Objective. Give only the number of lines in the listing below where the string "script" occurs.

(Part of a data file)
====

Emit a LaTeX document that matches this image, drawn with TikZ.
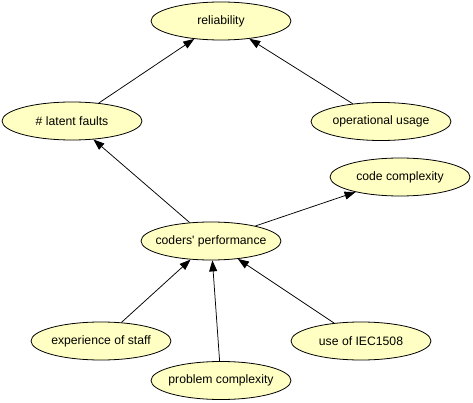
\documentclass[tikz,border=0pt]{standalone}
\usepackage{fontspec}
\setmainfont{Liberation Sans}
\usetikzlibrary{shapes.geometric,arrows.meta}
\definecolor{nodefill}{RGB}{255,255,195}
\newcommand{\zw}[1]{\makebox[0pt]{#1}}
\tikzset{
  vnode/.style={ellipse,draw=black,line width=0.8pt,fill=nodefill,minimum width=140pt,minimum height=38pt,inner sep=0pt,font=\fontsize{12.2}{14}\selectfont},
  arr/.style={draw=black,line width=0.75pt,-{Triangle[length=11pt,width=8pt]}}
}
\begin{document}
\begin{tikzpicture}[x=1pt,y=-1pt]
\useasboundingbox (0,0) rectangle (473,403);
\node[vnode] (rel) at (221,21) {\zw{reliability}};
\node[vnode] (lat) at (72,121) {\zw{\# latent faults}};
\node[vnode] (ops) at (381,121.5) {\zw{operational usage}};
\node[vnode] (code) at (400,177) {\zw{code complexity}};
\node[vnode] (cod) at (211,241) {\zw{coders\textquotesingle{} performance}};
\node[vnode] (exp) at (101,341) {\zw{experience of staff}};
\node[vnode] (iec) at (361,341) {\zw{use of IEC1508}};
\node[vnode] (prob) at (221,380.5) {\zw{problem complexity}};
\draw[arr] (lat) -- (rel);
\draw[arr] (ops) -- (rel);
\draw[arr] (cod) -- (lat);
\draw[arr] (cod) -- (code);
\draw[arr] (exp) -- (cod);
\draw[arr] (prob) -- (cod);
\draw[arr] (iec) -- (cod);
\end{tikzpicture}
\end{document}
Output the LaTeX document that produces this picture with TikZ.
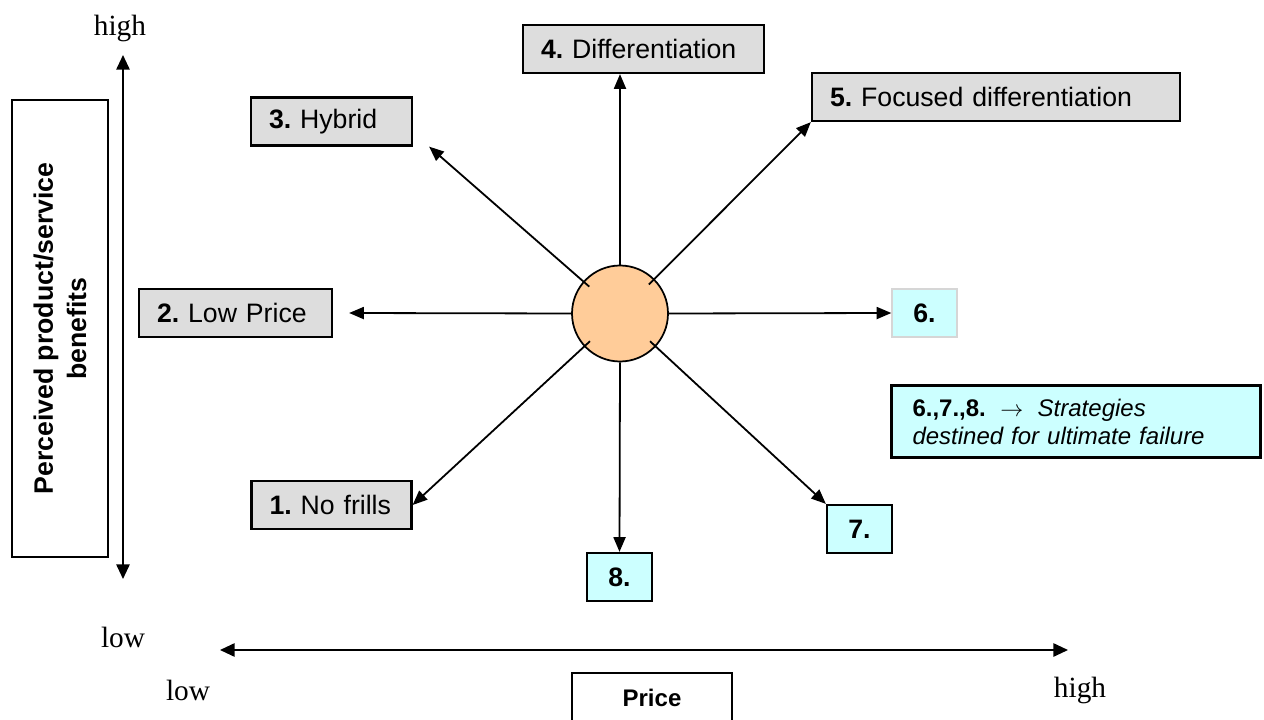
\documentclass[tikz,border=0pt]{standalone}
\usepackage{fontspec}
\setmainfont{Liberation Sans}
\newfontfamily\axisserif{Liberation Serif}
\usepackage{tikz}
\usetikzlibrary{shapes,arrows.meta,positioning}
\usepackage{xcolor}
\definecolor{stratgray}{HTML}{DDDDDD}
\definecolor{failcyan}{HTML}{CCFFFF}
\definecolor{hubpeach}{HTML}{FFCC99}
\definecolor{paleedge}{HTML}{D6D6D6}
\frenchspacing

\begin{document}
\begin{tikzpicture}[x=0.75pt,y=0.75pt,yscale=-1,xscale=1,
  stratbox/.style={draw, line width=1.7pt, fill=stratgray, minimum height=36pt, inner xsep=13.5pt, align=left, font=\fontsize{20pt}{24pt}\selectfont},
  failbox/.style={draw, line width=1.7pt, fill=failcyan, minimum width=48.75pt, minimum height=36pt, font=\fontsize{20pt}{24pt}\selectfont\bfseries},
  spoke/.style={-{Triangle[length=11pt,width=9pt]}, line width=1.35pt},
  axisline/.style={{Triangle[length=11pt,width=10pt]}-{Triangle[length=11pt,width=10pt]}, line width=1.35pt},
  axislbl/.style={font=\axisserif\fontsize{22pt}{26pt}\selectfont}]
\useasboundingbox (0,0) rectangle (1264,720);

% Axes
\coordinate (ytop) at (123,55);
\coordinate (ybot) at (123,579);
\coordinate (xleft) at (220,650);
\coordinate (xright) at (1068,650);
\draw[axisline] (ytop) -- (ybot);
\draw[axisline] (xleft) -- (xright);
\node[axislbl] (yhigh) at (120,28) {high};
\node[axislbl] (ylow) at (123,637) {low};
\node[axislbl] (xlow) at (188,690) {low};
\node[axislbl] (xhigh) at (1080,690) {high};

% Axis titles
\node[draw, line width=1.7pt, rotate=90, minimum width=342.75pt, minimum height=72pt, align=center, font=\fontsize{20pt}{25pt}\selectfont\bfseries] (benefits) at (60,328.5) {Perceived product/service\\benefits};
\node[draw, line width=1.7pt, minimum width=120pt, minimum height=37.5pt, font=\fontsize{18pt}{21pt}\selectfont\bfseries] (price) at (652,698) {Price};

% Strategy boxes
\node[stratbox, text width=153.75pt] (diff) at (643.5,49) {\textbf{4.} Differentiation};
\node[stratbox, text width=249pt] (focus) at (996,97) {\textbf{5.} Focused differentiation};
\node[stratbox, text width=93.75pt] (hybrid) at (331.5,121.5) {\textbf{3.} Hybrid};
\node[stratbox, text width=117.75pt] (lowprice) at (235.5,313) {\textbf{2.} Low Price};
\node[stratbox, text width=93pt] (nofrills) at (331.5,505) {\textbf{1.} No frills};

% Failure boxes
\node[failbox, draw=paleedge, line width=1pt] (six) at (924.5,313) {6.};
\node[failbox] (seven) at (859.5,529) {7.};
\node[failbox] (eight) at (619.5,577) {8.};
\node[draw, line width=1.7pt, fill=failcyan, text width=245.25pt, inner xsep=15.75pt, minimum height=54pt, align=left, font=\fontsize{18pt}{21pt}\selectfont] (failnote) at (1076,421.5) {\textbf{6.,7.,8.}\hspace{0.6em}$\rightarrow$\hspace{0.6em}\textit{Strategies}\\\textit{destined for ultimate failure}};

% Hub and spokes
\node[circle, draw, line width=1.3pt, fill=hubpeach, minimum size=72pt] (hub) at (620,313.5) {};
\draw[spoke] (hub.north) -- (hub.north |- diff.south);
\draw[spoke] (hub.south) -- (eight.north);
\draw[spoke] (hub.west) -- ([xshift=12pt]lowprice.east);
\draw[spoke] (hub.east) -- (six.west);
\draw[spoke, shorten <=-6pt] (hub) -- (focus.south west);
\draw[spoke, shorten <=-6pt] (hub) -- ([xshift=12pt]hybrid.south east);
\draw[spoke, shorten <=-6pt] (hub) -- (nofrills.east);
\draw[spoke, shorten <=-6pt] (hub) -- (seven.north west);

\end{tikzpicture}
\end{document}
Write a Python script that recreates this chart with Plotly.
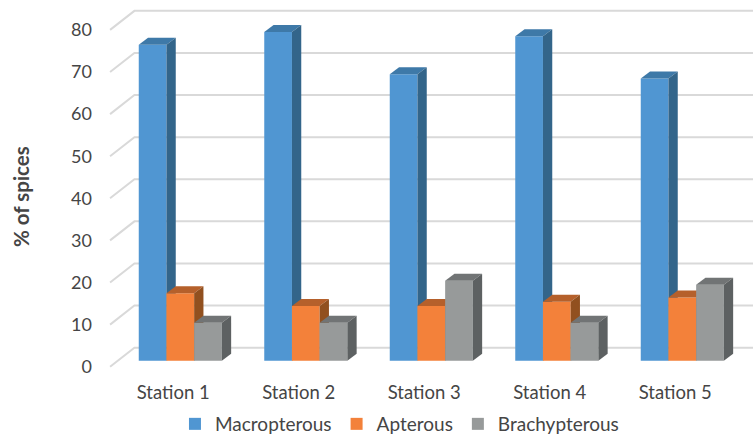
import plotly.graph_objects as go

stations = ["Station 1", "Station 2", "Station 3", "Station 4", "Station 5"]
macropterous = [75, 78, 68, 77, 67]
apterous = [16, 13, 13, 14, 15]
brachypterous = [9, 9, 19, 9, 18]
y_ticks = [0, 10, 20, 30, 40, 50, 60, 70, 80]

series = [
    ("Macropterous", macropterous, "#5096D2", "#3E79A8", "#33658A", -1),
    ("Apterous", apterous, "#F3813A", "#B5602B", "#91501F", 0),
    ("Brachypterous", brachypterous, "#979A9A", "#717475", "#5D6162", 1),
]

BAR_W = 0.2207      # bar width, in category units
DEPTH_X = 0.0741    # receding offset of a bar, in category units
DEPTH_Y = 1.66      # receding offset of a bar, in value units
WALL_X0, WALL_X1 = -0.503, -0.309   # front and back of the floor edge
WALL_RISE = 4.52                    # rise of a gridline from front to back
LAST_X = 4.7

MB = 65
PLOT_H = 437 - MB
# Base scale: tick labels and wall gridlines
X_BASE = [-173.2 / 125.5, (753 - 173.2) / 125.5]
Y_BASE = [(366.7 - PLOT_H) / 4.21, 366.7 / 4.21]
# Bar scale: the front faces sit slightly in front of the wall
X_BAR = [-180.3 / 125.5, (753 - 180.3) / 125.5]
Y_BAR = [(360.7 - PLOT_H) / 4.213, 360.7 / 4.213]

fig = go.Figure()

# Wall gridlines: a slanted run on the side wall, then flat along the back
for v in y_ticks:
    fig.add_trace(go.Scatter(
        x=[WALL_X0, WALL_X1, LAST_X],
        y=[v, v + WALL_RISE, v + WALL_RISE],
        mode="lines",
        line=dict(color="#D9D9D9", width=2),
        showlegend=False, hoverinfo="skip",
    ))

# Each series gets its own overlaid axes so later series paint over earlier ones
for n, (name, values, front, top, side, slot) in enumerate(series):
    ax = n + 2
    xa, ya = f"x{ax}", f"y{ax}"
    centers = [i + slot * BAR_W for i in range(len(stations))]
    fig.add_trace(go.Bar(
        x=centers, y=values, width=BAR_W, name=name,
        marker=dict(color=front, line=dict(width=0)),
        xaxis=xa, yaxis=ya,
    ))
    for c, v in zip(centers, values):
        l, r = c - BAR_W / 2, c + BAR_W / 2
        fig.add_trace(go.Scatter(
            x=[l, r, r + DEPTH_X, l + DEPTH_X, l],
            y=[v, v, v + DEPTH_Y, v + DEPTH_Y, v],
            fill="toself", fillcolor=top, mode="lines", line=dict(width=0),
            showlegend=False, hoverinfo="skip", xaxis=xa, yaxis=ya,
        ))
        fig.add_trace(go.Scatter(
            x=[r, r + DEPTH_X, r + DEPTH_X, r, r],
            y=[0, DEPTH_Y, v + DEPTH_Y, v, 0],
            fill="toself", fillcolor=side, mode="lines", line=dict(width=0),
            showlegend=False, hoverinfo="skip", xaxis=xa, yaxis=ya,
        ))

FONT = "Lato, sans-serif"
TEXT = "#454545"
layout = dict(
    width=753, height=437,
    margin=dict(l=0, r=0, t=0, b=MB),
    paper_bgcolor="white", plot_bgcolor="white",
    font=dict(family=FONT, color=TEXT, size=18),
    barmode="overlay",
    xaxis=dict(
        range=X_BASE, tickmode="array", tickvals=list(range(len(stations))),
        ticktext=stations, showgrid=False, zeroline=False, showline=False,
        ticks="outside", ticklen=4, tickcolor="rgba(0,0,0,0)",
        tickfont=dict(size=18.5, color=TEXT), automargin=False,
    ),
    yaxis=dict(
        range=Y_BASE, tickmode="array", tickvals=y_ticks,
        showgrid=False, zeroline=False, showline=False,
        anchor="free", position=92 / 753, ticks="",
        tickfont=dict(size=18, color=TEXT), automargin=False,
    ),
    legend=dict(
        orientation="h", x=0.5305, xanchor="center",
        yref="container", y=1 - 405 / 437, yanchor="top",
        font=dict(size=19, color=TEXT),
        bgcolor="rgba(0,0,0,0)",
    ),
    annotations=[dict(
        text="<b>% of spices</b>", textangle=-90, showarrow=False,
        xref="paper", yref="paper", x=21 / 753, y=1 - 197 / PLOT_H,
        xanchor="center", yanchor="middle",
        font=dict(size=20.5, color=TEXT),
    )],
)
for n in range(len(series)):
    ax = n + 2
    layout[f"xaxis{ax}"] = dict(range=X_BAR, overlaying="x", visible=False)
    layout[f"yaxis{ax}"] = dict(range=Y_BAR, overlaying="y", visible=False)
fig.update_layout(**layout)

fig.write_html("out.html")
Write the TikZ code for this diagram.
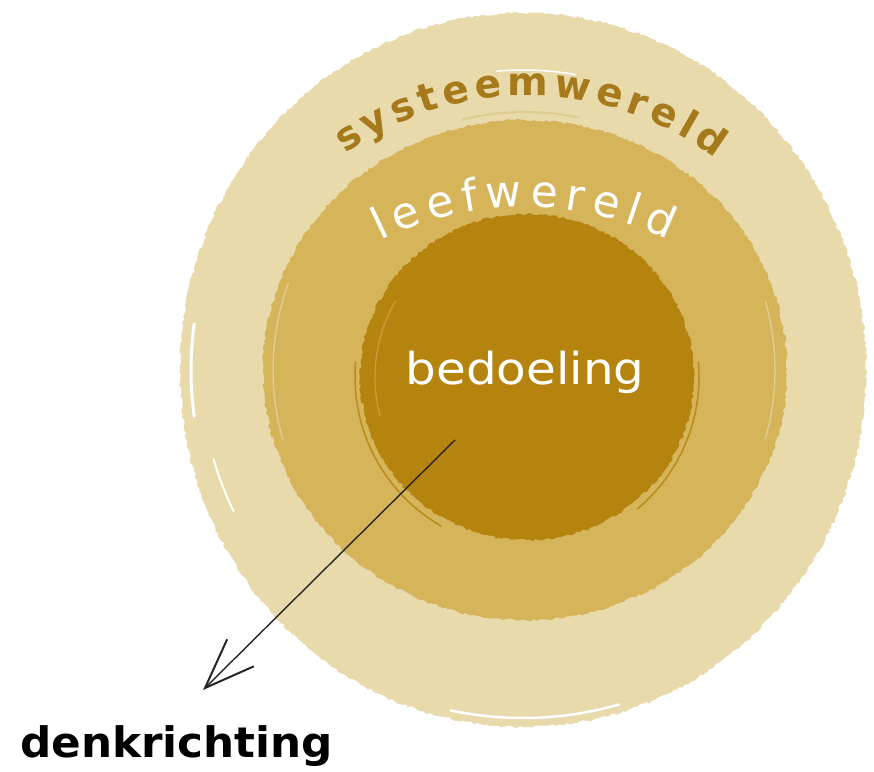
\documentclass[tikz,border=0pt]{standalone}
\usepackage{fontspec}
\setmainfont{DejaVu Sans}
\usetikzlibrary{decorations.text,decorations.pathmorphing,arrows.meta}
\definecolor{outerc}{RGB}{233,218,172}
\definecolor{midc}{RGB}{213,180,90}
\definecolor{innerc}{RGB}{180,132,14}
\definecolor{sysc}{RGB}{166,122,26}
\definecolor{streakmid}{RGB}{224,204,140}
\begin{document}
\begin{tikzpicture}[x=1pt,y=1pt,
  rough/.style={decorate,decoration={random steps,segment length=3pt,amplitude=1.3pt}},
  streak/.style={line width=#1,line cap=round},
  curvedtext/.style={decorate,decoration={text along path,text align={fit to path},#1}},
  label/.style={inner sep=0pt}]
\useasboundingbox (0,0) rectangle (874,771);
\fill[white] (0,0) rectangle (874,771);
% rings
\fill[outerc,rough] (523,401) ellipse [x radius=343, y radius=357];
\fill[midc,rough] (525,401) ellipse [x radius=262, y radius=250];
\fill[innerc,rough] (527,394) ellipse [x radius=167, y radius=163];
% brush streaks
\draw[white,streak=3pt] ([shift={(172:332)}]523,401) arc[start angle=172,end angle=188,radius=332];
\draw[white,streak=2pt] ([shift={(196:322)}]523,401) arc[start angle=196,end angle=206,radius=322];
\draw[white,streak=2.5pt] ([shift={(258:348)}]523,401) arc[start angle=258,end angle=286,radius=348];
\draw[white,streak=1.5pt] ([shift={(95:300)}]523,401) arc[start angle=95,end angle=80,radius=300];
\draw[streakmid,streak=2pt] ([shift={(104:258)}]525,401) arc[start angle=104,end angle=78,radius=258];
\draw[streakmid,streak=1.5pt] ([shift={(160:252)}]525,401) arc[start angle=160,end angle=196,radius=252];
\draw[streakmid,streak=1.5pt] ([shift={(-16:250)}]525,401) arc[start angle=-16,end angle=16,radius=250];
\draw[innerc!85!midc,streak=1.5pt] ([shift={(175:172)}]527,394) arc[start angle=175,end angle=240,radius=172];
\draw[innerc!85!midc,streak=1.5pt] ([shift={(5:172)}]527,394) arc[start angle=5,end angle=-50,radius=172];
\draw[midc!60!innerc,streak=1.2pt] ([shift={(150:152)}]527,394) arc[start angle=150,end angle=195,radius=152];
% curved labels
\path[curvedtext={text color=sysc,text={|\bfseries\fontsize{39}{46}\selectfont|systeemwereld}}]
  ([shift={(125.4:314)}]527,361) arc[start angle=125.4,end angle=53.2,radius=314];
\path[curvedtext={text color=white,text={|\fontsize{44}{50}\selectfont|leefwereld}}]
  ([shift={(116.3:327)}]525,237) arc[start angle=116.3,end angle=64.1,radius=327];
% center label
\node[label,anchor=base,text=white,font=\fontsize{44}{50}\selectfont] (bed) at (525,386) {\scalebox{1.1}[1]{bedoeling}};
% arrow
\coordinate (from) at (455,331);
\coordinate (tip) at (203,81);
\draw[black!85,line width=1.4pt,-{Straight Barb[length=50pt,width=38pt,line width=2pt]}] (from) -- (tip);
\node[label,anchor=base west,font=\bfseries\fontsize{42}{50}\selectfont] (denk) at (20,14) {\scalebox{1.04}[1]{denkrichting}};
\end{tikzpicture}
\end{document}
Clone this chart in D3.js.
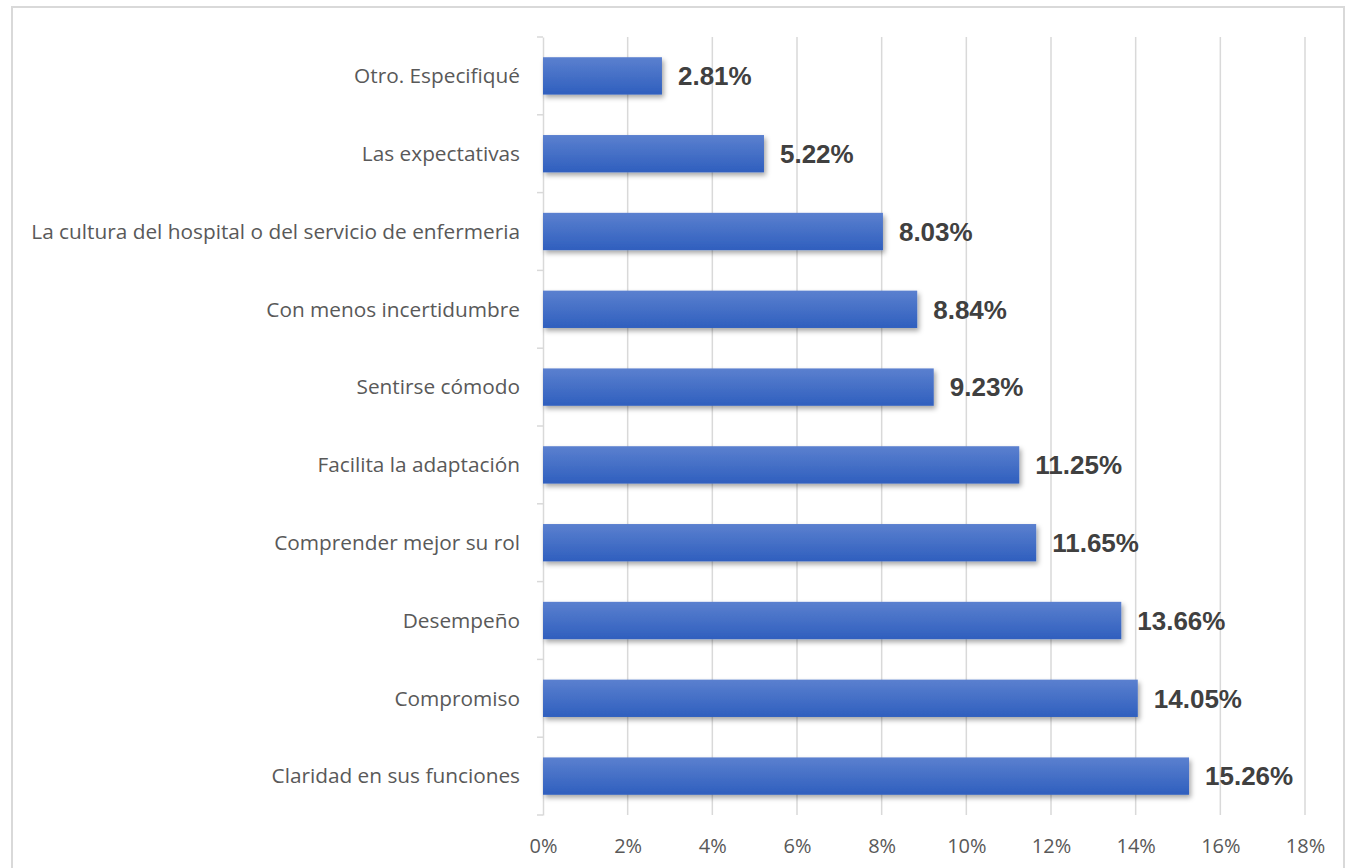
<!DOCTYPE html>
<html>
<head>
<meta charset="utf-8">
<script src="https://cdn.jsdelivr.net/npm/d3@7"></script>
<style>
  html, body { margin: 0; padding: 0; background: #fff; }
  svg { display: block; }
</style>
</head>
<body>
<script>
// Categories, top to bottom
const categories = [
  "Otro. Especifiqué",
  "Las expectativas",
  "La cultura del hospital o del servicio de enfermeria",
  "Con menos incertidumbre",
  "Sentirse cómodo",
  "Facilita la adaptación",
  "Comprender mejor su rol",
  "Desempeño",
  "Compromiso",
  "Claridad en sus funciones"
];
// Percentages per category
const values = [2.81, 5.22, 8.03, 8.84, 9.23, 11.25, 11.65, 13.66, 14.05, 15.26];
// Axis ticks (percent)
const ticks = [0, 2, 4, 6, 8, 10, 12, 14, 16, 18];

const W = 1347, H = 868;
const svg = d3.select("body").append("svg").attr("width", W).attr("height", H);

const defs = svg.append("defs");
const grad = defs.append("linearGradient").attr("id", "barGrad")
  .attr("x1", 0).attr("y1", 0).attr("x2", 0).attr("y2", 1);
grad.append("stop").attr("offset", "0%").attr("stop-color", "#5b80cf");
grad.append("stop").attr("offset", "100%").attr("stop-color", "#2f5fbe");
const sh = defs.append("filter").attr("id", "shadow")
  .attr("x", "-5%").attr("y", "-30%").attr("width", "115%").attr("height", "170%");
sh.append("feDropShadow").attr("dx", 2).attr("dy", 3).attr("stdDeviation", 2.5)
  .attr("flood-color", "#000").attr("flood-opacity", 0.35);

// Chart frame
svg.append("rect").attr("x", 12).attr("y", 7).attr("width", 1332).attr("height", 880)
  .attr("fill", "none").attr("stroke", "#d9d9d9").attr("stroke-width", 2);

const x = d3.scaleLinear().domain([0, 18]).range([543, 1305]);
const y = d3.scaleBand().domain(categories).range([37, 815]).paddingInner(0.52).paddingOuter(0.26);
const yOuter = d3.scaleBand().domain(categories).range([37, 815]);

// Vertical gridlines
svg.append("g").selectAll("line").data(ticks.slice(1)).join("line")
  .attr("x1", d => x(d)).attr("x2", d => x(d))
  .attr("y1", 37).attr("y2", 815)
  .attr("stroke", "#d9d9d9").attr("stroke-width", 1.5);

// Category axis line and tick marks
const yAxis = d3.axisLeft(yOuter).tickSize(0).tickFormat("");
const ya = svg.append("g").attr("transform", `translate(${x(0)},0)`).call(yAxis);
ya.select(".domain").attr("stroke", "#d9d9d9").attr("stroke-width", 1.5);
const bounds = d3.range(categories.length + 1).map(i => 37 + i * yOuter.step());
svg.append("g").selectAll("line").data(bounds).join("line")
  .attr("x1", x(0) - 6).attr("x2", x(0))
  .attr("y1", d => d).attr("y2", d => d)
  .attr("stroke", "#d9d9d9").attr("stroke-width", 1.5);

// Category labels
svg.append("g").selectAll("text").data(categories).join("text")
  .attr("x", 520).attr("y", d => yOuter(d) + yOuter.bandwidth() / 2)
  .attr("dy", "0.35em").attr("text-anchor", "end")
  .attr("font-family", "'Open Sans', sans-serif").attr("font-size", 20.8)
  .attr("fill", "#595959").text(d => d);

// Bars
svg.append("g").selectAll("rect").data(values).join("rect")
  .attr("x", x(0)).attr("y", (d, i) => y(categories[i]))
  .attr("width", d => x(d) - x(0)).attr("height", y.bandwidth())
  .attr("fill", "url(#barGrad)").attr("filter", "url(#shadow)");

// Value labels
svg.append("g").selectAll("text").data(values).join("text")
  .attr("x", d => x(d) + 16).attr("y", (d, i) => y(categories[i]) + y.bandwidth() / 2)
  .attr("dy", "0.36em")
  .attr("font-family", "'Liberation Sans', Arial, sans-serif").attr("font-weight", "bold")
  .attr("font-size", 26).attr("fill", "#404040")
  .text(d => d.toFixed(2) + "%");

// Value axis labels
const xAxis = d3.axisBottom(x).tickValues(ticks).tickSize(0).tickFormat(d => d + "%");
const xa = svg.append("g").attr("transform", "translate(0,836)").call(xAxis);
xa.select(".domain").remove();
xa.selectAll("text").attr("font-family", "'Open Sans', sans-serif")
  .attr("font-size", 20).attr("fill", "#595959");
</script>
</body>
</html>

====

Task result. 4